Relatives slam handling of mine disaster that killed 104

Grieving miners’ families demanded answers today from mining officials about the underground gas explosion that left at least 104 men dead in northeastern China.

Grieving miners’ families demanded answers today from mining officials about the underground gas explosion that left at least 104 men dead in northeastern China.

The massive blast in Hegang city in frigid Heilongjiang province erupted at night when some 500 miners were working below ground.

Most escaped, but 104 were confirmed dead and an additional four were missing and feared dead, the official Xinhua news agency reported.

The explosion at the Xinxing coal mine, which belongs to the state-owned Heilongjiang Longmei Mining Holding Group, was the deadliest in China’s mining industry in two years, and has highlighted how heavy demand for power-generating coal comes at a high human cost.

At the gates of the mining company’s offices, family members and friends confronted mining officials with questions until some of them were escorted into an office by police, security guards and other officials.

“Why don’t you tell us anything?” one shouted. “Not even a phone call!”

Inside the room, Liu Shujiu, whose 38-year-old husband Zhang Shulai was among the victims, broke down in tears as she sat in a chair

“Why haven’t they told us anything?” she wailed. “We had to hear from others at the mine.”

A mine official held up a list of miners’ names and tried to calm the crowd: “There are certainly dead.
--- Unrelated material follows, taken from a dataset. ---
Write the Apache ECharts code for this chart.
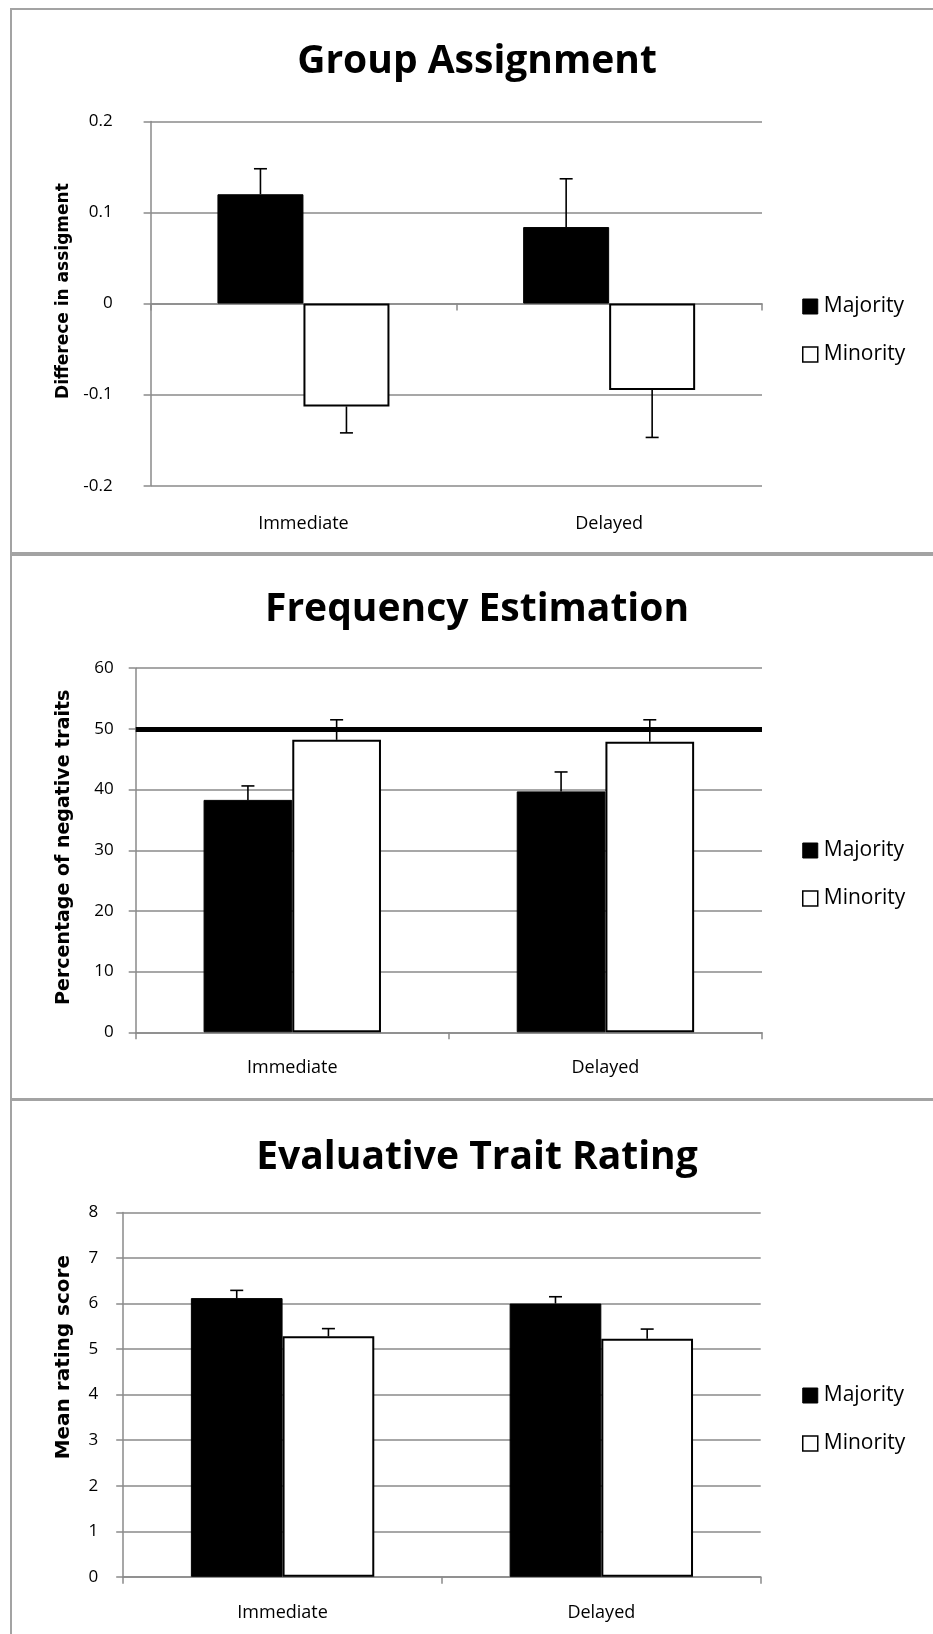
<!DOCTYPE html>
<html><head><meta charset="utf-8">
<script src="https://cdn.jsdelivr.net/npm/echarts/dist/echarts.min.js"></script>
<style>html,body{margin:0;padding:0;background:#fff}#c{width:933px;height:1634px}</style>
</head><body><div id="c"></div>
<script>
// ---- data ----
const categories = ['Immediate', 'Delayed'];
const seriesNames = ['Majority', 'Minority'];

const groupMajority = [0.12, 0.084];
const groupMajorityErr = [0.028, 0.053];
const groupMinority = [-0.113, -0.095];
const groupMinorityErr = [0.029, 0.052];
const groupTicks = [-0.2, 0.2, 0.1];   // min, max, interval

const freqMajority = [38.3, 39.7];
const freqMajorityErr = [2.3, 3.2];
const freqMinority = [48.2, 47.9];
const freqMinorityErr = [3.3, 3.6];
const freqTicks = [0, 60, 10];
const freqReference = [50];

const evalMajority = [6.12, 6.0];
const evalMajorityErr = [0.17, 0.15];
const evalMinority = [5.28, 5.23];
const evalMinorityErr = [0.17, 0.21];
const evalTicks = [0, 8, 1];

// ---- layout ----
const GRAY = '#8a8a8a';
const panels = [
  { title: 'Group Assignment', yName: 'Differece in assigment', maj: groupMajority, majErr: groupMajorityErr,
    min: groupMinority, minErr: groupMinorityErr, ticks: groupTicks, ref: null,
    grid: { left: 150.6, top: 121.4, width: 611.4, height: 364.3 }, titleY: 62, legendTop: 291,
    nameGap: 77, nameSize: 17, nameShift: 25, barW: 86, labelMargin: 38, catMargin: 29, box: [11, 9, 960, 544] },
  { title: 'Frequency Estimation', yName: 'Percentage of negative traits', maj: freqMajority, majErr: freqMajorityErr,
    min: freqMinority, minErr: freqMinorityErr, ticks: freqTicks, ref: freqReference,
    grid: { left: 135.7, top: 668.2, width: 626.3, height: 364.1 }, titleY: 610, legendTop: 835,
    nameGap: 62, nameSize: 19, nameShift: 6, barW: 88.7, labelMargin: 22, catMargin: 27, box: [11, 555, 960, 544] },
  { title: 'Evaluative Trait Rating', yName: 'Mean rating score', maj: evalMajority, majErr: evalMajorityErr,
    min: evalMinority, minErr: evalMinorityErr, ticks: evalTicks, ref: null,
    grid: { left: 123.2, top: 1212.5, width: 637.5, height: 364.3 }, titleY: 1158, legendTop: 1380,
    nameGap: 49, nameSize: 20, nameShift: 75, barW: 91.7, labelMargin: 25, catMargin: 27, box: [11, 1100, 960, 600] }
];

function errorRender(side, barW) {
  return function (params, api) {
    const cat = api.value(0), mean = api.value(1), err = api.value(2);
    const dir = mean >= 0 ? 1 : -1;
    const base = api.coord([cat, mean]);
    const tip = api.coord([cat, mean + dir * err]);
    const x = base[0] + side * barW / 2;
    const half = 6.5;
    const st = { stroke: '#000', lineWidth: 1.6 };
    return { type: 'group', children: [
      { type: 'line', shape: { x1: x, y1: base[1], x2: x, y2: tip[1] }, style: st },
      { type: 'line', shape: { x1: x - half, y1: tip[1], x2: x + half, y2: tip[1] }, style: st }
    ] };
  };
}

const option = { animation: false, backgroundColor: '#fff',
  grid: [], xAxis: [], yAxis: [], series: [], legend: [], graphic: [] };

const axisFont = { fontFamily: 'Open Sans', fontSize: 17, color: '#000' };

panels.forEach((p, i) => {
  option.grid.push(Object.assign({ containLabel: false }, p.grid));
  option.graphic.push({ type: 'rect', shape: { x: p.box[0], y: p.box[1], width: p.box[2], height: p.box[3] },
    style: { fill: 'none', stroke: '#a3a3a3', lineWidth: 2 }, silent: true, z: -10 });
  option.graphic.push({ type: 'text', x: 477, y: p.titleY, silent: true,
    style: { text: p.title, fontFamily: 'Open Sans', fontWeight: 'bold', fontSize: 39, fill: '#000',
      textAlign: 'center', textVerticalAlign: 'middle' } });

  const xi = option.xAxis.length;
  const isNeg = p.ticks[0] < 0;
  option.xAxis.push({ type: 'category', gridIndex: i, data: categories, position: 'bottom',
    axisLine: { show: true, onZero: true, lineStyle: { color: GRAY, width: 1.5 } },
    axisTick: { show: true, inside: false, length: 7, alignWithLabel: false, lineStyle: { color: GRAY, width: 1.5 } },
    axisLabel: { show: !isNeg, margin: p.catMargin, ...axisFont, fontSize: 18 },
    splitLine: { show: false } });
  if (isNeg) {
    option.xAxis.push({ type: 'category', gridIndex: i, data: categories, position: 'bottom',
      axisLine: { show: false, onZero: false }, axisTick: { show: false },
      axisLabel: { show: true, margin: p.catMargin, ...axisFont, fontSize: 18 }, splitLine: { show: false } });
  }
  const yi = option.yAxis.length;
  option.yAxis.push({ type: 'value', gridIndex: i, min: p.ticks[0], max: p.ticks[1], interval: p.ticks[2],
    name: p.yName, nameLocation: 'middle', nameGap: p.nameGap,
    nameTextStyle: { fontFamily: 'DejaVu Sans', fontWeight: 'bold', fontSize: p.nameSize, color: '#000',
      padding: [0, 0, 0, p.nameShift] },
    axisLine: { show: true, lineStyle: { color: GRAY, width: 1.5 } },
    axisTick: { show: true, inside: false, length: 7, lineStyle: { color: GRAY, width: 1.5 } },
    axisLabel: { margin: p.labelMargin, ...axisFont },
    splitLine: { show: true, lineStyle: { color: GRAY, width: 1.5 } } });

  const majSeries = { name: seriesNames[0], type: 'bar', xAxisIndex: xi, yAxisIndex: yi, data: p.maj,
    barWidth: p.barW, barGap: '0%', itemStyle: { color: '#000', borderColor: '#000', borderWidth: 1 }, z: 2 };
  if (p.ref) {
    majSeries.markLine = { silent: true, symbol: 'none', label: { show: false }, animation: false,
      lineStyle: { color: '#000', width: 5, type: 'solid' },
      data: p.ref.map(v => ({ yAxis: v })) };
  }
  option.series.push(majSeries);
  option.series.push({ name: seriesNames[1], type: 'bar', xAxisIndex: xi, yAxisIndex: yi, data: p.min,
    barWidth: p.barW, barGap: '0%', itemStyle: { color: '#fff', borderColor: '#000', borderWidth: 2 }, z: 2 });
  option.series.push({ name: 'err-maj-' + i, type: 'custom', xAxisIndex: xi, yAxisIndex: yi, z: 5,
    renderItem: errorRender(-1, p.barW), data: p.maj.map((v, k) => [k, v, p.majErr[k]]) });
  option.series.push({ name: 'err-min-' + i, type: 'custom', xAxisIndex: xi, yAxisIndex: yi, z: 5,
    renderItem: errorRender(1, p.barW), data: p.min.map((v, k) => [k, v, p.minErr[k]]) });

  option.legend.push({ orient: 'vertical', left: 797, top: p.legendTop, itemWidth: 15, itemHeight: 15,
    itemGap: 27, icon: 'rect', selectedMode: false,
    textStyle: { fontFamily: 'Open Sans', fontSize: 21, color: '#000', padding: [0, 0, 0, 1] },
    data: [
      { name: seriesNames[0], itemStyle: { color: '#000', borderColor: '#000', borderWidth: 1 } },
      { name: seriesNames[1], itemStyle: { color: '#fff', borderColor: '#000', borderWidth: 1.5 } }
    ] });
});

const chart = echarts.init(document.getElementById('c'), null, { renderer: 'canvas' });
chart.setOption(option);
</script>
</body></html>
You don’t take it well, we know. But there’s a process. I feel as bad as you.”

He paused before admitting that the delay in informing family members was a mistake.

“In this, we were wrong,” he said.

Ms Liu, who said mining officials had brought her rice but little information over the weekend, said officials have given families no information about the details and circumstances of the blast.

“We thought the state mines were safe. Why did he die?” she said. The couple have a nine-year-old daughter, whom she had not yet told. “How do I tell her that her father is not coming home?”

Another woman, whose husband Hou Yubin was among the dead, remained seated and silent. She was later laid across some chairs with an IV in her arm as a nurse hovered nearby.

An investigation is under way by China’s State Administration of Work Safety, as top leaders were dispatched to Heilongjiang.

Vice Premier Zhang Dejiang arrived over the weekend to oversee the rescue effort, and urged safety measures to be stepped up at coal mines nationwide. Search and rescue efforts appeared to be over at the blast site by this morning.

The Xinxing mine’s director, deputy director and chief engineer were fired, said an employee.